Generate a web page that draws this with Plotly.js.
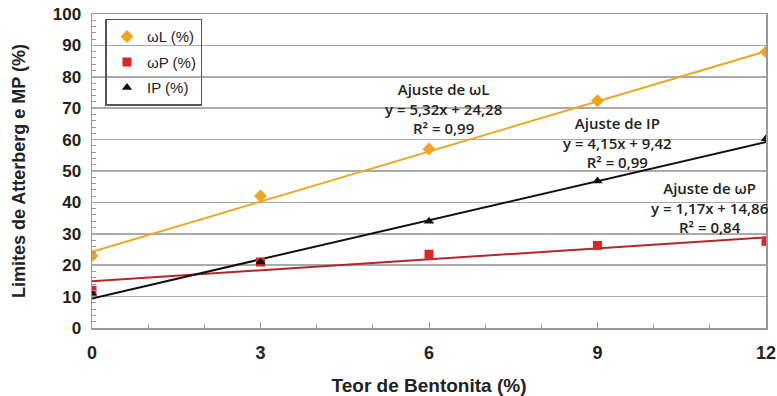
<!DOCTYPE html>
<html><head><meta charset="utf-8">
<script src="https://cdn.plot.ly/plotly-3.0.1.min.js"></script>
<style>body{margin:0;background:#fff}#c{width:777px;height:396px}</style>
</head><body><div id="c"></div>
<script>
const bentonita = [0, 3, 6, 9, 12];
const wL = [23, 42, 57, 72.4, 88];
const wP = [12, 21, 23.5, 26.3, 27.6];
const IP = [11, 21, 34, 46.8, 60.3];
// fitted coefficients [slope, intercept]
const fitWL = [5.32, 24.28];
const fitWP = [1.17, 14.86];
const fitIP = [4.15, 9.42];
const xTicks = [0, 3, 6, 9, 12];

const xr = [bentonita[0], bentonita[bentonita.length-1]];
const fitLine = (f) => xr.map(x => f[0]*x + f[1]);

const cL = '#EFA51E', cP = '#D8262B', cI = '#111';
const traces = [
  {x: xr, y: fitLine(fitWL), mode:'lines', line:{color:'#E9A82A', width:2}, showlegend:false, hoverinfo:'skip'},
  {x: xr, y: fitLine(fitWP), mode:'lines', line:{color:'#B5262A', width:2}, showlegend:false, hoverinfo:'skip'},
  {x: xr, y: fitLine(fitIP), mode:'lines', line:{color:'#111', width:2}, showlegend:false, hoverinfo:'skip'},
  {x: bentonita, y: wL, mode:'markers', name:'ωL (%)', legendgroup:'a', marker:{symbol:'diamond', size:10, color:cL}},
  {x: bentonita, y: wP, mode:'markers', name:'ωP (%)', legendgroup:'b', marker:{symbol:'square', size:9, color:cP}},
  {x: bentonita, y: IP, mode:'markers', name:'IP (%)', legendgroup:'c', marker:{symbol:'triangle-up', size:9, color:cI}}
];

const annFont = {family:'Open Sans, sans-serif', size:15, color:'#222', weight:600};
const mk = (x, y, t) => ({x, y, xref:'x', yref:'y', text:t, showarrow:false, font:annFont, align:'center', xanchor:'center', yanchor:'middle'});
const layout = {
  width: 777, height: 396,
  margin: {l: 92, r: 11, t: 14, b: 68},
  paper_bgcolor: '#fff', plot_bgcolor: '#fff',
  showlegend: true,
  legend: {x: 0.02, y: 0.985, xanchor:'left', yanchor:'top', bgcolor:'rgba(0,0,0,0)',
    bordercolor:'#555', borderwidth:1.5, tracegroupgap: 3, entrywidth: 90,
    font:{family:'Liberation Sans, Arial, sans-serif', size:15, color:'#222'}},
  xaxis: {range:[0, 12], tickvals: xTicks, ticktext: xTicks.map(String), ticks:'inside', ticklen:6, tickcolor:'#999',
    ticklabelstandoff: 8,
    showgrid:false, zeroline:false, showline:true, linecolor:'#999', linewidth:1.5, mirror:true,
    minor:{dtick:1, ticks:'inside', ticklen:4, tickcolor:'#999', showgrid:false},
    tickfont:{family:'Liberation Sans, Arial, sans-serif', size:18, color:'#222', weight:'bold'},
    title:{text:'Teor de Bentonita (%)', standoff:16, font:{family:'Liberation Sans, Arial, sans-serif', size:19, color:'#222', weight:'bold'}}},
  yaxis: {range:[0, 100], dtick:10, ticks:'', showgrid:true, gridcolor:'#aaa', gridwidth:1.5,
    ticklabelstandoff: 6,
    zeroline:false, showline:true, linecolor:'#999', linewidth:1.5, mirror:true,
    minor:{dtick:2, ticks:'inside', ticklen:4, tickcolor:'#999', showgrid:false},
    tickfont:{family:'Liberation Sans, Arial, sans-serif', size:17, color:'#222', weight:'bold'},
    title:{text:'Limites de Atterberg e MP (%)', standoff:22, font:{family:'Liberation Sans, Arial, sans-serif', size:18, color:'#222', weight:'bold'}}},
  annotations: [
    mk(6.25, 70, 'Ajuste de ωL<br>y = 5,32x + 24,28<br>R² = 0,99'),
    mk(9.36, 59.2, 'Ajuste de IP<br>y = 4,15x + 9,42<br>R² = 0,99'),
    mk(11.0, 38.5, 'Ajuste de ωP<br>y = 1,17x + 14,86<br>R² = 0,84')
  ]
};
Plotly.newPlot('c', traces, layout, {displayModeBar:false, staticPlot:true});
</script></body></html>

········

Objective — Repeat the listing above exactly, with no pictures.

Complete output —
Generate a web page that draws this with Plotly.js.
<!DOCTYPE html>
<html><head><meta charset="utf-8">
<script src="https://cdn.plot.ly/plotly-3.0.1.min.js"></script>
<style>body{margin:0;background:#fff}#c{width:777px;height:396px}</style>
</head><body><div id="c"></div>
<script>
const bentonita = [0, 3, 6, 9, 12];
const wL = [23, 42, 57, 72.4, 88];
const wP = [12, 21, 23.5, 26.3, 27.6];
const IP = [11, 21, 34, 46.8, 60.3];
// fitted coefficients [slope, intercept]
const fitWL = [5.32, 24.28];
const fitWP = [1.17, 14.86];
const fitIP = [4.15, 9.42];
const xTicks = [0, 3, 6, 9, 12];

const xr = [bentonita[0], bentonita[bentonita.length-1]];
const fitLine = (f) => xr.map(x => f[0]*x + f[1]);

const cL = '#EFA51E', cP = '#D8262B', cI = '#111';
const traces = [
  {x: xr, y: fitLine(fitWL), mode:'lines', line:{color:'#E9A82A', width:2}, showlegend:false, hoverinfo:'skip'},
  {x: xr, y: fitLine(fitWP), mode:'lines', line:{color:'#B5262A', width:2}, showlegend:false, hoverinfo:'skip'},
  {x: xr, y: fitLine(fitIP), mode:'lines', line:{color:'#111', width:2}, showlegend:false, hoverinfo:'skip'},
  {x: bentonita, y: wL, mode:'markers', name:'ωL (%)', legendgroup:'a', marker:{symbol:'diamond', size:10, color:cL}},
  {x: bentonita, y: wP, mode:'markers', name:'ωP (%)', legendgroup:'b', marker:{symbol:'square', size:9, color:cP}},
  {x: bentonita, y: IP, mode:'markers', name:'IP (%)', legendgroup:'c', marker:{symbol:'triangle-up', size:9, color:cI}}
];

const annFont = {family:'Open Sans, sans-serif', size:15, color:'#222', weight:600};
const mk = (x, y, t) => ({x, y, xref:'x', yref:'y', text:t, showarrow:false, font:annFont, align:'center', xanchor:'center', yanchor:'middle'});
const layout = {
  width: 777, height: 396,
  margin: {l: 92, r: 11, t: 14, b: 68},
  paper_bgcolor: '#fff', plot_bgcolor: '#fff',
  showlegend: true,
  legend: {x: 0.02, y: 0.985, xanchor:'left', yanchor:'top', bgcolor:'rgba(0,0,0,0)',
    bordercolor:'#555', borderwidth:1.5, tracegroupgap: 3, entrywidth: 90,
    font:{family:'Liberation Sans, Arial, sans-serif', size:15, color:'#222'}},
  xaxis: {range:[0, 12], tickvals: xTicks, ticktext: xTicks.map(String), ticks:'inside', ticklen:6, tickcolor:'#999',
    ticklabelstandoff: 8,
    showgrid:false, zeroline:false, showline:true, linecolor:'#999', linewidth:1.5, mirror:true,
    minor:{dtick:1, ticks:'inside', ticklen:4, tickcolor:'#999', showgrid:false},
    tickfont:{family:'Liberation Sans, Arial, sans-serif', size:18, color:'#222', weight:'bold'},
    title:{text:'Teor de Bentonita (%)', standoff:16, font:{family:'Liberation Sans, Arial, sans-serif', size:19, color:'#222', weight:'bold'}}},
  yaxis: {range:[0, 100], dtick:10, ticks:'', showgrid:true, gridcolor:'#aaa', gridwidth:1.5,
    ticklabelstandoff: 6,
    zeroline:false, showline:true, linecolor:'#999', linewidth:1.5, mirror:true,
    minor:{dtick:2, ticks:'inside', ticklen:4, tickcolor:'#999', showgrid:false},
    tickfont:{family:'Liberation Sans, Arial, sans-serif', size:17, color:'#222', weight:'bold'},
    title:{text:'Limites de Atterberg e MP (%)', standoff:22, font:{family:'Liberation Sans, Arial, sans-serif', size:18, color:'#222', weight:'bold'}}},
  annotations: [
    mk(6.25, 70, 'Ajuste de ωL<br>y = 5,32x + 24,28<br>R² = 0,99'),
    mk(9.36, 59.2, 'Ajuste de IP<br>y = 4,15x + 9,42<br>R² = 0,99'),
    mk(11.0, 38.5, 'Ajuste de ωP<br>y = 1,17x + 14,86<br>R² = 0,84')
  ]
};
Plotly.newPlot('c', traces, layout, {displayModeBar:false, staticPlot:true});
</script></body></html>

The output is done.